Centre-right Prime Minister Jean-Pierre Raffarin said reform was overdue - but added that it would be gradual.

It will not be a question of brutally changing the rules of the game overnight

Jean-Pierre Raffarin
He set 2020 as the target date for completing the first stages of the reform.

The speech to the advisory Economic and Social Council follows big demonstrations staged at the weekend in support of France's "pay-as-you-go" system - under which contributions from employees pay for current pensions.

Analysts say France's generous system is unsustainable - as stagnating birth rates and rising life expectancy means that in the future fewer workers will have to pay for increasing numbers of pensioners.

The prime minister made clear reforms would not be introduced suddenly.

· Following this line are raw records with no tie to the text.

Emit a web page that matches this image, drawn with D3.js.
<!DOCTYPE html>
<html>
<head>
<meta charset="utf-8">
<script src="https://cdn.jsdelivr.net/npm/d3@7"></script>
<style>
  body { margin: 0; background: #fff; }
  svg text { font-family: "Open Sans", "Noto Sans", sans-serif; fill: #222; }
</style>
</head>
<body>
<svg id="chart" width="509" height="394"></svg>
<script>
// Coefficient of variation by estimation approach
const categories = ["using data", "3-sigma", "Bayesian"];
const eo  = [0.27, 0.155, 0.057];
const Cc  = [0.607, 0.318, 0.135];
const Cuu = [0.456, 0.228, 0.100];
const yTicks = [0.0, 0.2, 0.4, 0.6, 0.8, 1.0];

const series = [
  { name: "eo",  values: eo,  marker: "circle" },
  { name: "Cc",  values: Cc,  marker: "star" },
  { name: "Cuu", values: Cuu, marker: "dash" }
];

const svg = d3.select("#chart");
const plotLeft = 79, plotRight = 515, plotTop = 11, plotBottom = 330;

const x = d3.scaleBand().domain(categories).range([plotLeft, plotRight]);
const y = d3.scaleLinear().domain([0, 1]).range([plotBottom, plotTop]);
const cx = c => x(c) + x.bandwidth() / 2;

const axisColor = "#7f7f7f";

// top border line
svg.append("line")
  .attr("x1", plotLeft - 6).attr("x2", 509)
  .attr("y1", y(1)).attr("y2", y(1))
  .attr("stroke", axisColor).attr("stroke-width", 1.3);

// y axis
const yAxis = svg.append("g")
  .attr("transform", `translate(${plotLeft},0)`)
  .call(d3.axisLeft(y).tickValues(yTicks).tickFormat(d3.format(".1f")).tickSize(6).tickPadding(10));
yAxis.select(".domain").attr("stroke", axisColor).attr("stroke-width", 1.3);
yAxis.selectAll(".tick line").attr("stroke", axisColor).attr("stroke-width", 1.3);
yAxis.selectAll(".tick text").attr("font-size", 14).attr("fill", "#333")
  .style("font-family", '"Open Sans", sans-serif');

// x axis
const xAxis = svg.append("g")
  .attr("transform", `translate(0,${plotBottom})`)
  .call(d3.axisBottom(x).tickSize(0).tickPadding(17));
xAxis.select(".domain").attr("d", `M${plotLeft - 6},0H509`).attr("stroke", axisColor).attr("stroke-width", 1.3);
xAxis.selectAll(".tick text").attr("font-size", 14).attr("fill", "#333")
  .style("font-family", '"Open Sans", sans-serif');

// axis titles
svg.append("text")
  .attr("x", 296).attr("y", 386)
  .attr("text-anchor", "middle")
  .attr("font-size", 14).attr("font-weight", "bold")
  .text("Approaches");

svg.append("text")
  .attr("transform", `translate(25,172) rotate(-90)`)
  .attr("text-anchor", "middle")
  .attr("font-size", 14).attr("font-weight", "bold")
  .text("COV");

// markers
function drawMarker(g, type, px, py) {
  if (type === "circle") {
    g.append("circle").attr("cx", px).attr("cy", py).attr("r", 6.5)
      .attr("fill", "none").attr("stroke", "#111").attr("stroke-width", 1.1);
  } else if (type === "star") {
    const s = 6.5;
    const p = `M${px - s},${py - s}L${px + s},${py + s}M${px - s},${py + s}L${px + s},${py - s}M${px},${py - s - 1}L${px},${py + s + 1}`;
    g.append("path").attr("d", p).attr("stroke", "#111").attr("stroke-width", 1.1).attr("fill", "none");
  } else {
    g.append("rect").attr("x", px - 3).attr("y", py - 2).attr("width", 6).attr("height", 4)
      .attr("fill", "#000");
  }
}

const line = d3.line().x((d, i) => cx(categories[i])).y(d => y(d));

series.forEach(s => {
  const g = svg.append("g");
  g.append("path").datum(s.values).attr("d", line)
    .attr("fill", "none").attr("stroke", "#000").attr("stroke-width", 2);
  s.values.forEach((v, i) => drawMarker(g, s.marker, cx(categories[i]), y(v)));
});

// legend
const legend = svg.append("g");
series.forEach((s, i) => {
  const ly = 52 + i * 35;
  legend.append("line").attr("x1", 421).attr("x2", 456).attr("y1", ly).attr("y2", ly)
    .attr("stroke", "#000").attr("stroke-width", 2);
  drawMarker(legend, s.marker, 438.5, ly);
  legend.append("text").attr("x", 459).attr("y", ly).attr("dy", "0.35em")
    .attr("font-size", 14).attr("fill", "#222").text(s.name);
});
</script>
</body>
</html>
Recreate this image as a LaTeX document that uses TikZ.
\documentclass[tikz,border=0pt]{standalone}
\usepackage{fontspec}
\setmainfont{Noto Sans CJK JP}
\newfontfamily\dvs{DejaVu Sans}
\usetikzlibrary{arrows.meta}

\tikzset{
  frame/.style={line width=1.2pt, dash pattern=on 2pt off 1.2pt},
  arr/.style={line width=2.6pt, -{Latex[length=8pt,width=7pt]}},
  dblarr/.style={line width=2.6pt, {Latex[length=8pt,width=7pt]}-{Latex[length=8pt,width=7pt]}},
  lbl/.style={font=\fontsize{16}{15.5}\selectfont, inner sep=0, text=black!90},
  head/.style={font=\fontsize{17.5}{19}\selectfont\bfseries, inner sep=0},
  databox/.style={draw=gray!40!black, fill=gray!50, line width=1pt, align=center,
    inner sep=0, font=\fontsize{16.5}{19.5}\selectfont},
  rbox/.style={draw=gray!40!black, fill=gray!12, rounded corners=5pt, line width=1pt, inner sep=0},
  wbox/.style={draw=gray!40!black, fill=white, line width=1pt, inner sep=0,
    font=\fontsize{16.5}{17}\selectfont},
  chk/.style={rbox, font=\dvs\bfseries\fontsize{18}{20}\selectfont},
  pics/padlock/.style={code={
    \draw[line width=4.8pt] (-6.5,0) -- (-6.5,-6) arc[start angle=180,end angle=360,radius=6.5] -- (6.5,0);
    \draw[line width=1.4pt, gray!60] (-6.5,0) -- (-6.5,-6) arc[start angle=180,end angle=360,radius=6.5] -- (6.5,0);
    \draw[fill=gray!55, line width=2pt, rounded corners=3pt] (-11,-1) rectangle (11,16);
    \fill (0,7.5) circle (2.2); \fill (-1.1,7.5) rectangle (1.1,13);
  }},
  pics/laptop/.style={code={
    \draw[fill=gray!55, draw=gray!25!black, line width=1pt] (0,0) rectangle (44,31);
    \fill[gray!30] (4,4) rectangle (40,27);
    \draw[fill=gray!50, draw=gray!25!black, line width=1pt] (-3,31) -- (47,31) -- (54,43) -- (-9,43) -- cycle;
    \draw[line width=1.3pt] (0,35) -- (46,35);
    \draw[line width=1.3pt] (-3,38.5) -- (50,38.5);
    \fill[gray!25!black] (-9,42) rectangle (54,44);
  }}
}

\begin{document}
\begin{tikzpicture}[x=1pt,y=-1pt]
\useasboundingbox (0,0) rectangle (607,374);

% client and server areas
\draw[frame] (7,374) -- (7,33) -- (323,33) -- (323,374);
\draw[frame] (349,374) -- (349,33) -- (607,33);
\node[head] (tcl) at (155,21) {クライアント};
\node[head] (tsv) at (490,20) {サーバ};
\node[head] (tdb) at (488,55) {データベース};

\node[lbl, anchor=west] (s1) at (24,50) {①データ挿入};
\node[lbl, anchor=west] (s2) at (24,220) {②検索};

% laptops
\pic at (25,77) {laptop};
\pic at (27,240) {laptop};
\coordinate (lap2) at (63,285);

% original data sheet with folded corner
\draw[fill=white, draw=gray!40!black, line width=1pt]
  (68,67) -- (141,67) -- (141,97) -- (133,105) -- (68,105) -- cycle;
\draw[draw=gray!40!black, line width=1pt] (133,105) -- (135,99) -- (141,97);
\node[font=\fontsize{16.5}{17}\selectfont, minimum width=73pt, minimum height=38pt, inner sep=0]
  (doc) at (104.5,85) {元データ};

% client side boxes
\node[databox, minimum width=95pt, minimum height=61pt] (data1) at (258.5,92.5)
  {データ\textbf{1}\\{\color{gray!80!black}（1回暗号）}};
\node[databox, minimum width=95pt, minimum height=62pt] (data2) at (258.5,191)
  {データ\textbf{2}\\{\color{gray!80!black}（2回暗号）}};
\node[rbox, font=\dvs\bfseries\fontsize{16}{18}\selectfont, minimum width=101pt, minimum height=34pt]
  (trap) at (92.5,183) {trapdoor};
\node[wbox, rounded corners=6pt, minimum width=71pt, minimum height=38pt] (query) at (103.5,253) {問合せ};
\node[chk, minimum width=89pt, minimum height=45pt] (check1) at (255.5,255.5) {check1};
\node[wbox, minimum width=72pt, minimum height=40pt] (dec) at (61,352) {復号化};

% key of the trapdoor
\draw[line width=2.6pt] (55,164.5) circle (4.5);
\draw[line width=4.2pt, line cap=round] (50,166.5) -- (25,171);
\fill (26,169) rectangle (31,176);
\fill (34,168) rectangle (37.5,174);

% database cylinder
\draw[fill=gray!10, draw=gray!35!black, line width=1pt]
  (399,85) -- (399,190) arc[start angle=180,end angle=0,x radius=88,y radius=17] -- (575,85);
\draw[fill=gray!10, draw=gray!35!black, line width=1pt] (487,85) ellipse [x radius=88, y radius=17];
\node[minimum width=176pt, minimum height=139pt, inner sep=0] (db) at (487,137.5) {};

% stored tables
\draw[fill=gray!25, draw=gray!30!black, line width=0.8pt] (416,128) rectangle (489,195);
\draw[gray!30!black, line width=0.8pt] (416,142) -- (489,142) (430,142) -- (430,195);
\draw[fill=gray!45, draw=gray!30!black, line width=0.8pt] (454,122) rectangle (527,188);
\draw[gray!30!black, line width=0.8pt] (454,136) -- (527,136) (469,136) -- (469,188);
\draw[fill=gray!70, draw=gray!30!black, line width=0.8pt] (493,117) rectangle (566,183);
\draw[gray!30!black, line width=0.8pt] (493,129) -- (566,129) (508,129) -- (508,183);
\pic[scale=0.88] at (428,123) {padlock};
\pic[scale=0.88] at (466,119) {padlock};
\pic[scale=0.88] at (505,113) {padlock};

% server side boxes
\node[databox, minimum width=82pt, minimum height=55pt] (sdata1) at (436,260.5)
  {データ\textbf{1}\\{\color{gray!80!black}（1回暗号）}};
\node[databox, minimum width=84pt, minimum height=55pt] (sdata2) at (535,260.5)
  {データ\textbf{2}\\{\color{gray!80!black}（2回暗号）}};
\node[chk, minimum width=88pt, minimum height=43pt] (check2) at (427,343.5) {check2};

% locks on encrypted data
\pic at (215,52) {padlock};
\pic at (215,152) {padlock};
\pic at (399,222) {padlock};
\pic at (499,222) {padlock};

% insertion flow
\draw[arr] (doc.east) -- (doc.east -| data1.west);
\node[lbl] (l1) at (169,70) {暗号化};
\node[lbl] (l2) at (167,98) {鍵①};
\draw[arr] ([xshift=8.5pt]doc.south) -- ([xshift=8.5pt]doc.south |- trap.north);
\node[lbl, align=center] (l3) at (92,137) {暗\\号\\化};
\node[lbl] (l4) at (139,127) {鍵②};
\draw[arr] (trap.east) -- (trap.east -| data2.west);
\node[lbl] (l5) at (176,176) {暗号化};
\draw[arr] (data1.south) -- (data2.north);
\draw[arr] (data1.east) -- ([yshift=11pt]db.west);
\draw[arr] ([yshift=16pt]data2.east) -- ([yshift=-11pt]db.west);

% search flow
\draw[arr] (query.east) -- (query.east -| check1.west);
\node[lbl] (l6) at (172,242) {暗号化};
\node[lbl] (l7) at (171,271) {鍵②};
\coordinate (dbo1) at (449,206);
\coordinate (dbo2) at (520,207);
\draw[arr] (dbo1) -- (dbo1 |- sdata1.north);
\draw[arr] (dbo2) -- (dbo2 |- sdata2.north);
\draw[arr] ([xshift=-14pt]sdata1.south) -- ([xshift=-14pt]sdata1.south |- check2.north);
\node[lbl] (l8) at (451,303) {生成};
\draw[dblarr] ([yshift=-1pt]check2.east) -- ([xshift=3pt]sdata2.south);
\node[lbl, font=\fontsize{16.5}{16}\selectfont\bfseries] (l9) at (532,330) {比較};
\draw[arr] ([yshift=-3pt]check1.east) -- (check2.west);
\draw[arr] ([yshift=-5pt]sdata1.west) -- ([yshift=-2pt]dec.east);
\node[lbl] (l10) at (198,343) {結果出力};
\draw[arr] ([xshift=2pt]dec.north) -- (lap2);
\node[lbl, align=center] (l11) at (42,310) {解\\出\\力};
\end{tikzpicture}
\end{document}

"It will not be a question of brutally changing the rules of the game overnight," Mr Raffarin said.

"Those who are already retired will not be affected by the reform."

Contentious issue

Mr Raffarin also said he wanted to harmonise the public and private pension systems.

French public sector workers can retire on full pension after 37.5 years of contributions, while private sector employees must contribute for 40 years.

Alain Juppe
French leaders remember Juppe came unstuck over pensions

Mr Raffarin said the level and duration of contributions, as well as the amount of the pensions, would be the subjects of public debate.

He added that he would maintain the current right to retire at the age of 60.

A previous centre-right prime minister, Edouard Balladur, introduced some reforms of private sector pensions in 1993.

Two years later, a plan by his successor Alain Juppe to bring the public-sector regimes closer to private-sector provisions was withdrawn, following a wave of protests by public employees.

After this defeat, which contributed to Mr Juppe's fall from power, French Governments were reluctant to tackle the issue.

However when Mr Raffarin came to office last June, he vowed to makes pensions reform one of his priorities.

At the weekend at least 350,000 people took part in demonstrations in Paris called by trade unions to highlight their opposition to a radical change, such as possible moves towards private pensions.